The three main ways to design tables for efficient performance are partitioning, Z-ordering, and liquid clustering. The following blog post goes in-depth into how each of these works in a very technical manner. I personally don’t think everyone needs to understand the exact specifics of how it works, but rather have a rough understanding of how each works and any gotchas with each approach.
Partitioning
Partitioning is the original table design strategy and is probably still one of the most common to use. Partitioning in Delta tables is like organizing your data into smart, easily accessible folders. It’s a powerful technique that can significantly boost query performance and optimize storage by grouping similar data together based on specific columns. When you partition your Delta table, Databricks creates a directory structure that allows for efficient data skipping during queries, meaning you’ll only read the data you need. This not only speeds up your queries but also reduces costs, especially when working with large datasets in cloud environments.
Analogy: You can think of it like a dictionary. A dictionary is effectively partitioned by letter.
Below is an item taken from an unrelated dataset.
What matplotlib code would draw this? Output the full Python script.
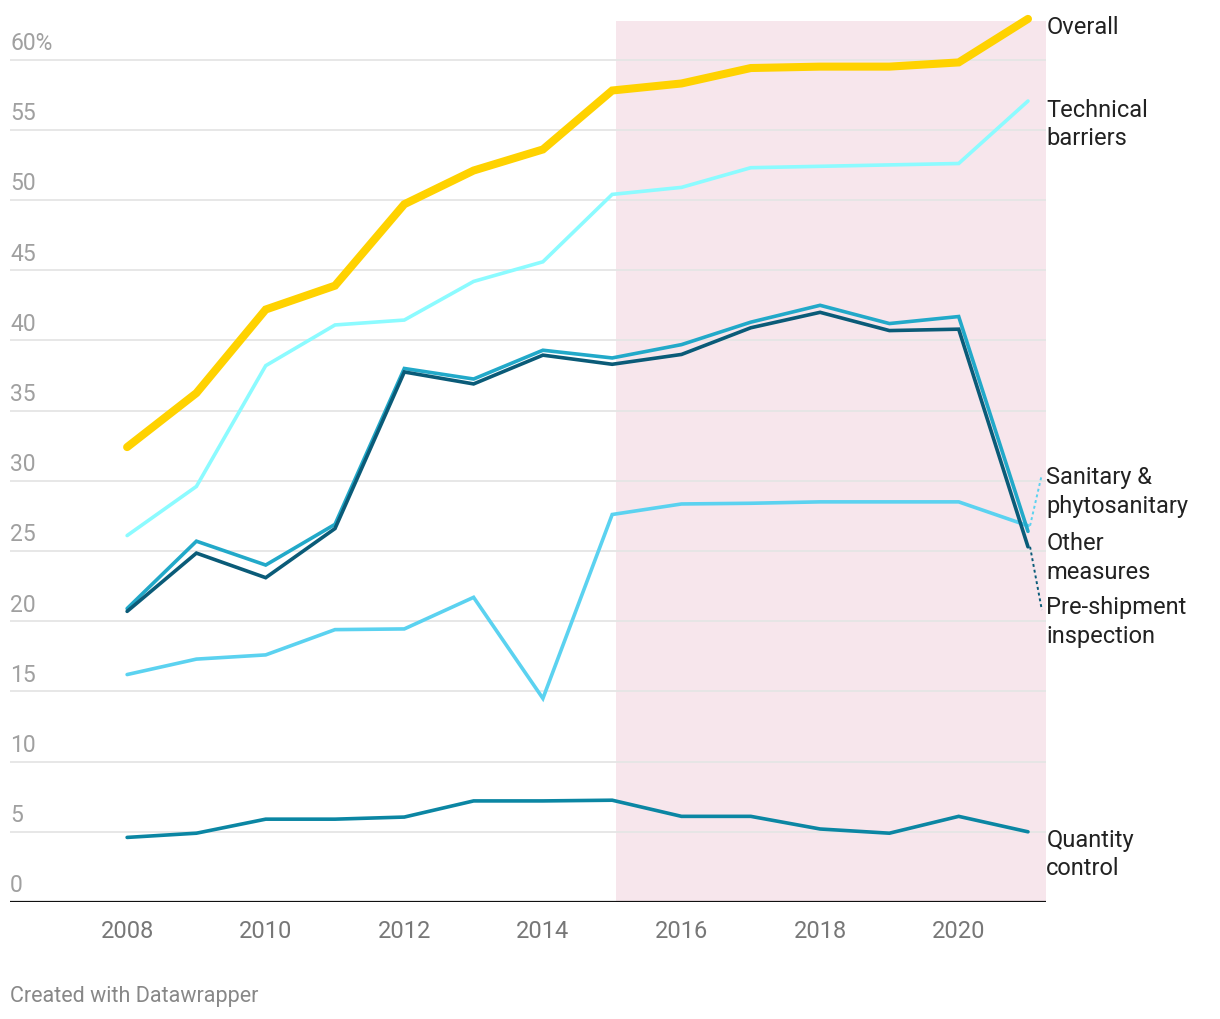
"""
Share of trade covered by non-tariff measures, 2008-2021
"""
import numpy as np
import matplotlib.pyplot as plt

plt.rcParams['font.family'] = ['Roboto', 'DejaVu Sans']

years = np.arange(2008, 2022)

overall = [32.4, 36.25, 42.2, 43.9, 49.7, 52.1, 53.6, 57.8, 58.3, 59.4, 59.5, 59.5, 59.8, 62.9]
technical = [26.1, 29.6, 38.2, 41.1, 41.45, 44.2, 45.6, 50.4, 50.9, 52.3, 52.4, 52.5, 52.6, 57.05]
sanitary = [16.2, 17.3, 17.6, 19.4, 19.45, 21.7, 14.5, 27.6, 28.35, 28.4, 28.5, 28.5, 28.5, 26.8]
other = [20.9, 25.7, 24.0, 26.9, 38.0, 37.25, 39.3, 38.75, 39.7, 41.3, 42.5, 41.2, 41.7, 26.4]
preship = [20.7, 24.85, 23.1, 26.6, 37.75, 36.9, 38.95, 38.3, 39.0, 40.9, 42.0, 40.7, 40.8, 25.3]
quantity = [4.6, 4.9, 5.9, 5.9, 6.05, 7.2, 7.2, 7.25, 6.1, 6.1, 5.2, 4.9, 6.1, 5.0]

# name, values, colour, width, label y (first line), connector?
series = [
    ('Quantity\ncontrol', quantity, '#0b86a3', 2.6, 4.45, False),
    ('Sanitary &\nphytosanitary', sanitary, '#5bd2f0', 2.6, 30.25, True),
    ('Technical\nbarriers', technical, '#8cfbff', 2.6, 56.45, False),
    ('Other\nmeasures', other, '#22a9c9', 2.6, 25.55, False),
    ('Pre-shipment\ninspection', preship, '#0a5b78', 2.6, 21.0, True),
    ('Overall', overall, '#ffd200', 5.8, 62.3, False),
]

yticks = [0, 5, 10, 15, 20, 25, 30, 35, 40, 45, 50, 55, 60]

fig = plt.figure(figsize=(12.2, 10.2), dpi=100)
ax = fig.add_axes([10 / 1220, 1 - 903 / 1020, 1036 / 1220, 881 / 1020])
x0, x1 = 2006.31, 2021.26
ax.set_xlim(x0, x1)
ax.set_ylim(0, 62.75)

ax.axvspan(2015.05, x1, color='#f7e6ec', lw=0, zorder=0)

for t in yticks[1:]:
    ax.axhline(t, color='#e5e5e5', lw=1.3, zorder=1)
    ax.text(x0, t + 0.4, str(t) + ('%' if t == 60 else ''), color='#a0a0a0',
            fontsize=16.5, va='bottom', ha='left', zorder=2)
ax.text(x0, 0.4, '0', color='#a0a0a0', fontsize=16.5, va='bottom', ha='left')
ax.axhline(0, color='#111111', lw=1.6, zorder=3)

labels = []
for name, vals, col, lw, ly, conn in series:
    ax.plot(years, vals, color=col, lw=lw, solid_capstyle='round',
            solid_joinstyle='miter', zorder=4, clip_on=False)
    # first line of the label centred on ly
    labels.append(ax.text(x1 + 0.005, ly + 0.85, name, color='#222222', fontsize=17,
                          ha='left', va='top', linespacing=1.3, clip_on=False))
    if conn:
        ax.plot([2021.03, 2021.2], [vals[-1], ly + (0.2 if ly > vals[-1] else -0.2)],
                color=col, lw=1.4, ls=(0, (1.5, 1.5)), zorder=4, clip_on=False)

ax.set_xticks(range(2008, 2021, 2))
ax.tick_params(axis='x', length=0, labelsize=17, labelcolor='#777777', pad=12)
ax.set_yticks([])
for s in ax.spines.values():
    s.set_visible(False)

fig.text(10 / 1220, 1 - 997 / 1020, 'Created with Datawrapper', color='#888888',
         fontsize=15.5, va='center', ha='left')

fig.savefig('out.png', dpi=100, facecolor='white')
If you are looking for the definition of a word that starts with ‘L’, you will never spend any time looking in the words under ‘A’. Partitioning works similarly for whichever column you decide to partition on; common ones include date or user_id.
Tips:
- Better to use on tables larger than 1TB as Z-ordering is more flexible and performant on smaller sizes.
- It’s better to be more generic than too specific, as over-partitioning can degrade performance.
- If using date, I prefer to use the actual date of the partition like ‘2024–07–29/data’ rather than multiple folders like ‘2024/07/29/data’.
- I find it cleaner and much easier to take advantage of the partitions than the alternative.
- You have to create the partition when defining/creating the table.
- Changing the partition in the future will require rewriting the entire data for this to take effect, so it’s best to think upfront about what these columns should be and communicate to all users of the table to use the partition.
Z-Ordering
Z-Ordering in Delta tables is a powerful optimization technique that enhances query performance by colocating related data within the same set of files. This method allows Databricks to skip irrelevant data more efficiently during queries, particularly for columns with high cardinality. By organizing data in this manner, Z-Ordering reduces the amount of data read, leading to faster query execution and improved resource utilization. When used correctly, it can significantly accelerate queries that filter on frequently queried columns, making it an essential tool for optimizing large datasets.
Analogy: Z-ordering is like collecting statistics on the columns that you specify. If someone gave you a book with 100 pages and told you to guess which page they were thinking of, and said it was in the 60s, you’d probably start at page 65 and guess if it was higher or lower from there, right? You wouldn’t start at page one and go up from there as you already understand roughly where that page should be since you basically have statistics, in the form of numbers, so you can read a lot fewer pages to be able to guess which it is.
Tips:
- Can be used on its own or in conjunction with partitioning for additional speed.
- By default, statistics for Z-ordering will only be collected on the first 32 columns in a Delta table.
- If you have a Delta table with more than 32 columns, make sure to manually specify the DDL so that the columns you care about are in the first 32 columns.
- Z-ordering effectiveness decreases with each column added; I wouldn’t advise Z-ordering on more than five columns and preferably keep it to about two to three.
- Z-ordering on too many things is like when everything is a priority, then nothing is a priority.
- If you later decide to add a column that is currently not being Z-ordered and is outside the first 32 columns, you will need to upgrade the table properties for that table to NAME and then specify which columns to collect statistics on.
Liquid Clustering
Liquid clustering is the latest optimization technique introduced at the summit in 2023. This innovative technique replaces traditional partitioning and Z-Ordering, making data layout decisions a breeze while turbocharging your query performance. With liquid clustering, you can redefine your clustering keys on the fly without the headache of rewriting existing data, allowing your data layout to evolve seamlessly as your analytic needs change.
Analogy: To be honest, I haven’t been able to really think of one, but I personally tend to think of it as a combination of the two approaches above, with extra math that makes it more efficient somehow. If anyone has one, please share!
Tips:
- The optimize operation for a liquid clustered table generally seems to take longer than a table that is partitioned.
- In addition, with a table that is partitioned, you have the explicit ability to control where you run the optimize by saying OPTIMIZE TABLE WHERE {PARTITION_VALUE} = VALUE.
With liquid clustering, all you can do is run OPTIMIZE, which claims to be incremental but in my experience seems to take much longer than an optimize with a partition predicate running on a similar-sized table (this is highly anecdotal and may or may not be anyone else’s reality).
Conclusion
When designing tables, make sure to select at least one of these strategies. As to which you choose, is up to you based on the business requirements of your data and the end user needs. The goal of this article though is to make sure you are aware of all the different options up front, before you build a table and then suffer from poor performance. Feel free to ask any questions!